[OBJECTIVE]:
Reproduce the listing below without changes, except that pictures are left out.

Begin DATA

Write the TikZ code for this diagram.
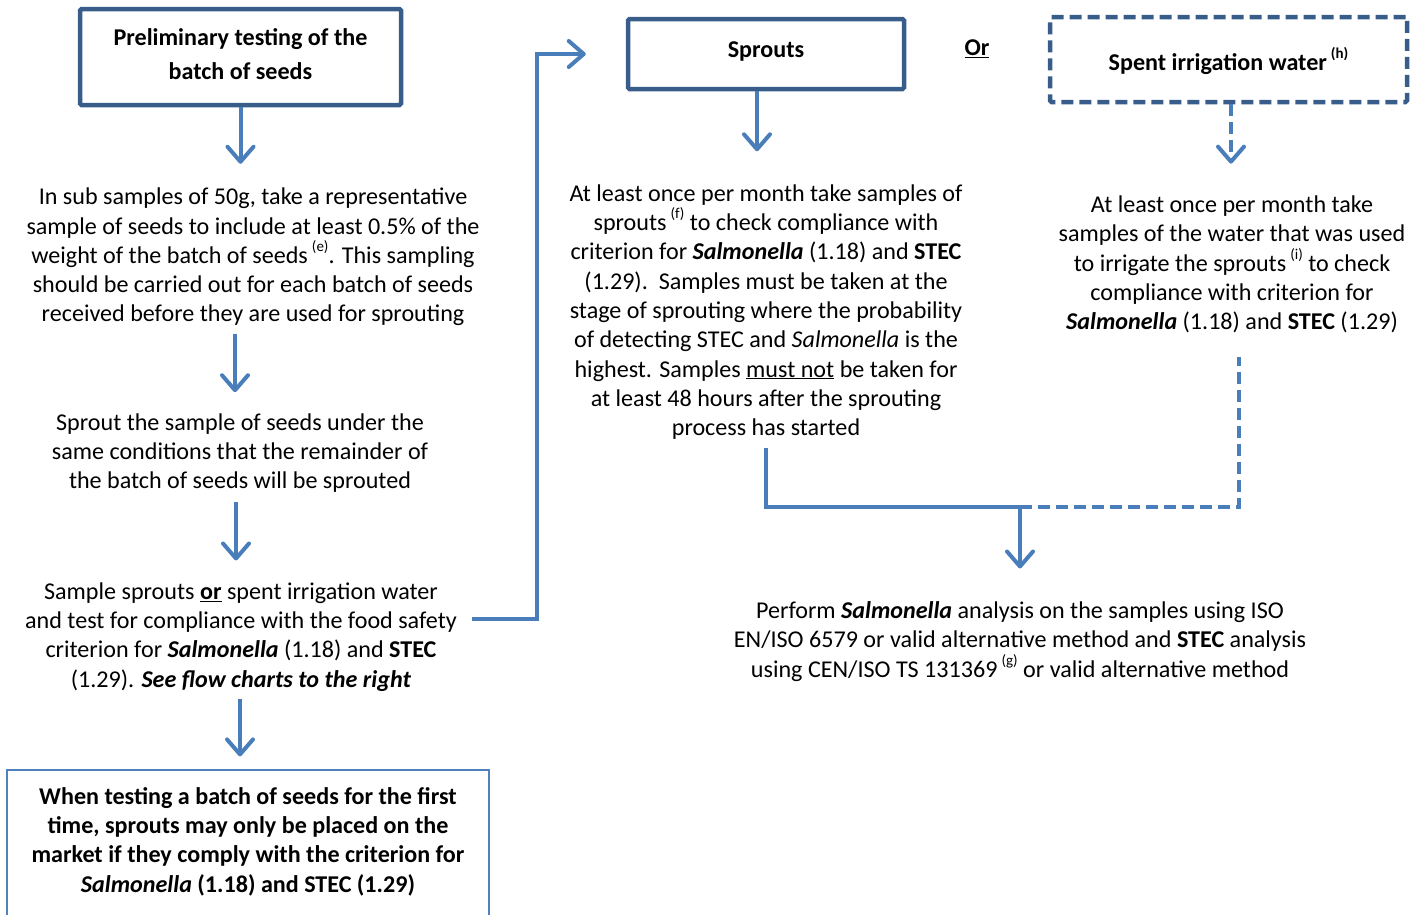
\documentclass[tikz,border=0pt]{standalone}
\usepackage{fontspec}
\setmainfont{Carlito}
\usetikzlibrary{arrows.meta}
\definecolor{boxc}{RGB}{56,93,138}
\definecolor{arrc}{RGB}{74,126,187}
\definecolor{thinc}{RGB}{79,129,189}
\newcommand{\sal}{\textbf{\textit{Salmonella}}}
\newcommand{\sups}[1]{\,\raisebox{0.5em}{\fontsize{15}{15}\selectfont(#1)}}
\begin{document}
\begin{tikzpicture}[x=1pt,y=-1pt,
  txt/.style={align=center, font=\fontsize{24.1}{29.3}\selectfont, inner sep=0pt},
  btxt/.style={align=center, font=\fontsize{24.1}{29.3}\selectfont\bfseries, inner sep=0pt},
  bigbox/.style={draw=boxc, line width=4.5pt, rounded corners=1.5pt, inner sep=0pt},
  dbox/.style={bigbox, dash pattern=on 12pt off 6pt},
  arr/.style={draw=arrc, line width=4pt, -{Straight Barb[length=15pt,width=26pt,line cap=round,line join=round]}},
  conn/.style={draw=arrc, line width=4pt},
  dconn/.style={conn, dash pattern=on 12pt off 6pt},
  darr/.style={arr, dash pattern=on 12pt off 6pt}]
\useasboundingbox (0,0) rectangle (1419,914);

% left column
\node[bigbox, minimum width=321pt, minimum height=96pt] (b1) at (240.5,57) {};
\node[btxt, font=\fontsize{24.1}{34}\selectfont\bfseries] (b1t) at ([yshift=3pt]b1.center) {Preliminary testing of the\\batch of seeds};

\node[txt] (t2) at (253,257) {In sub samples of 50g, take a representative\\sample of seeds to include at least 0.5\% of the\\weight of the batch of seeds\sups{e}. This sampling\\should be carried out for each batch of seeds\\received before they are used for sprouting};

\node[txt] (t3) at (240,453) {Sprout the sample of seeds under the\\same conditions that the remainder of\\the batch of seeds will be sprouted};

\node[txt] (t4) at (241,637) {Sample sprouts \textbf{\underline{or}} spent irrigation water\\and test for compliance with the food safety\\criterion for \sal{} (1.18) and \textbf{STEC}\\(1.29). \textbf{\textit{See flow charts to the right}}};

\node[draw=thinc, line width=1.2pt, minimum width=482pt, minimum height=170pt, inner sep=0pt] (b5) at (248,855) {};
\node[btxt] (t5) at (248,841.5) {When testing a batch of seeds for the first\\time, sprouts may only be placed on the\\market if they comply with the criterion for\\\textit{Salmonella} (1.18) and STEC (1.29)};

% right part
\node[bigbox, minimum width=276pt, minimum height=70pt] (sp) at (766,54) {};
\node[btxt] (spt) at ([yshift=3pt]sp.center) {Sprouts};
\node[btxt] (or) at (977,49) {\underline{Or}};
\node[dbox, minimum width=357pt, minimum height=85pt] (sw) at (1228.5,59.5) {};
\node[btxt] (swt) at ([yshift=-1pt]sw.center) {Spent irrigation water\sups{h}};

\node[txt] (ts) at (766,312) {At least once per month take samples of\\sprouts\sups{f} to check compliance with\\criterion for \sal{} (1.18) and \textbf{STEC}\\(1.29).\ \ Samples must be taken at the\\stage of sprouting where the probability\\of detecting STEC and \textit{Salmonella} is the\\highest. Samples \underline{must not} be taken for\\at least 48 hours after the sprouting\\process has started};

\node[txt] (tw) at (1232,264.5) {At least once per month take\\samples of the water that was used\\to irrigate the sprouts\sups{i} to check\\compliance with criterion for\\\sal{} (1.18) and \textbf{STEC} (1.29)};

\node[txt] (tf) at (1020,641.5) {Perform \sal{} analysis on the samples using ISO\\EN/ISO 6579 or valid alternative method and \textbf{STEC} analysis\\using CEN/ISO TS 131369\sups{g} or valid alternative method};

\coordinate (jog) at (537,54);
\coordinate (m) at (1020,507);

% arrows left column
\draw[arr] (b1.south) -- ([yshift=24pt]b1.south |- t2.north);
\draw[arr] ([xshift=-18pt,yshift=-8pt]t2.south) -- ([xshift=-5pt,yshift=21pt]t3.north);
\draw[arr] ([xshift=-4pt,yshift=-9pt]t3.south) -- ([xshift=-5pt,yshift=22pt]t4.north);
\draw[arr] ([xshift=-1pt,yshift=-7pt]t4.south) -- ([xshift=-8pt,yshift=13pt]b5.north);

% connector to sprouts
\draw[arr] ([xshift=15pt,yshift=18pt]t4.east) -| (jog) -- ([xshift=-40pt]sp.west);

% right arrows
\draw[arr] ([xshift=-9pt]sp.south) -- ([xshift=-9pt,yshift=33pt]ts.north);
\draw[darr] ([xshift=2.5pt]sw.south) -- ([xshift=-1pt,yshift=32pt]tw.north);

\draw[conn] ([yshift=-8pt]ts.south) |- (m);
\draw[dconn] (m) -| ([xshift=7pt,yshift=-24pt]tw.south);
\draw[arr] (m) -- ([yshift=33pt]tf.north);
\end{tikzpicture}
\end{document}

End DATA

[FINISHED EXERCISE]:
Write the TikZ code for this diagram.
\documentclass[tikz,border=0pt]{standalone}
\usepackage{fontspec}
\setmainfont{Carlito}
\usetikzlibrary{arrows.meta}
\definecolor{boxc}{RGB}{56,93,138}
\definecolor{arrc}{RGB}{74,126,187}
\definecolor{thinc}{RGB}{79,129,189}
\newcommand{\sal}{\textbf{\textit{Salmonella}}}
\newcommand{\sups}[1]{\,\raisebox{0.5em}{\fontsize{15}{15}\selectfont(#1)}}
\begin{document}
\begin{tikzpicture}[x=1pt,y=-1pt,
  txt/.style={align=center, font=\fontsize{24.1}{29.3}\selectfont, inner sep=0pt},
  btxt/.style={align=center, font=\fontsize{24.1}{29.3}\selectfont\bfseries, inner sep=0pt},
  bigbox/.style={draw=boxc, line width=4.5pt, rounded corners=1.5pt, inner sep=0pt},
  dbox/.style={bigbox, dash pattern=on 12pt off 6pt},
  arr/.style={draw=arrc, line width=4pt, -{Straight Barb[length=15pt,width=26pt,line cap=round,line join=round]}},
  conn/.style={draw=arrc, line width=4pt},
  dconn/.style={conn, dash pattern=on 12pt off 6pt},
  darr/.style={arr, dash pattern=on 12pt off 6pt}]
\useasboundingbox (0,0) rectangle (1419,914);

% left column
\node[bigbox, minimum width=321pt, minimum height=96pt] (b1) at (240.5,57) {};
\node[btxt, font=\fontsize{24.1}{34}\selectfont\bfseries] (b1t) at ([yshift=3pt]b1.center) {Preliminary testing of the\\batch of seeds};

\node[txt] (t2) at (253,257) {In sub samples of 50g, take a representative\\sample of seeds to include at least 0.5\% of the\\weight of the batch of seeds\sups{e}. This sampling\\should be carried out for each batch of seeds\\received before they are used for sprouting};

\node[txt] (t3) at (240,453) {Sprout the sample of seeds under the\\same conditions that the remainder of\\the batch of seeds will be sprouted};

\node[txt] (t4) at (241,637) {Sample sprouts \textbf{\underline{or}} spent irrigation water\\and test for compliance with the food safety\\criterion for \sal{} (1.18) and \textbf{STEC}\\(1.29). \textbf{\textit{See flow charts to the right}}};

\node[draw=thinc, line width=1.2pt, minimum width=482pt, minimum height=170pt, inner sep=0pt] (b5) at (248,855) {};
\node[btxt] (t5) at (248,841.5) {When testing a batch of seeds for the first\\time, sprouts may only be placed on the\\market if they comply with the criterion for\\\textit{Salmonella} (1.18) and STEC (1.29)};

% right part
\node[bigbox, minimum width=276pt, minimum height=70pt] (sp) at (766,54) {};
\node[btxt] (spt) at ([yshift=3pt]sp.center) {Sprouts};
\node[btxt] (or) at (977,49) {\underline{Or}};
\node[dbox, minimum width=357pt, minimum height=85pt] (sw) at (1228.5,59.5) {};
\node[btxt] (swt) at ([yshift=-1pt]sw.center) {Spent irrigation water\sups{h}};

\node[txt] (ts) at (766,312) {At least once per month take samples of\\sprouts\sups{f} to check compliance with\\criterion for \sal{} (1.18) and \textbf{STEC}\\(1.29).\ \ Samples must be taken at the\\stage of sprouting where the probability\\of detecting STEC and \textit{Salmonella} is the\\highest. Samples \underline{must not} be taken for\\at least 48 hours after the sprouting\\process has started};

\node[txt] (tw) at (1232,264.5) {At least once per month take\\samples of the water that was used\\to irrigate the sprouts\sups{i} to check\\compliance with criterion for\\\sal{} (1.18) and \textbf{STEC} (1.29)};

\node[txt] (tf) at (1020,641.5) {Perform \sal{} analysis on the samples using ISO\\EN/ISO 6579 or valid alternative method and \textbf{STEC} analysis\\using CEN/ISO TS 131369\sups{g} or valid alternative method};

\coordinate (jog) at (537,54);
\coordinate (m) at (1020,507);

% arrows left column
\draw[arr] (b1.south) -- ([yshift=24pt]b1.south |- t2.north);
\draw[arr] ([xshift=-18pt,yshift=-8pt]t2.south) -- ([xshift=-5pt,yshift=21pt]t3.north);
\draw[arr] ([xshift=-4pt,yshift=-9pt]t3.south) -- ([xshift=-5pt,yshift=22pt]t4.north);
\draw[arr] ([xshift=-1pt,yshift=-7pt]t4.south) -- ([xshift=-8pt,yshift=13pt]b5.north);

% connector to sprouts
\draw[arr] ([xshift=15pt,yshift=18pt]t4.east) -| (jog) -- ([xshift=-40pt]sp.west);

% right arrows
\draw[arr] ([xshift=-9pt]sp.south) -- ([xshift=-9pt,yshift=33pt]ts.north);
\draw[darr] ([xshift=2.5pt]sw.south) -- ([xshift=-1pt,yshift=32pt]tw.north);

\draw[conn] ([yshift=-8pt]ts.south) |- (m);
\draw[dconn] (m) -| ([xshift=7pt,yshift=-24pt]tw.south);
\draw[arr] (m) -- ([yshift=33pt]tf.north);
\end{tikzpicture}
\end{document}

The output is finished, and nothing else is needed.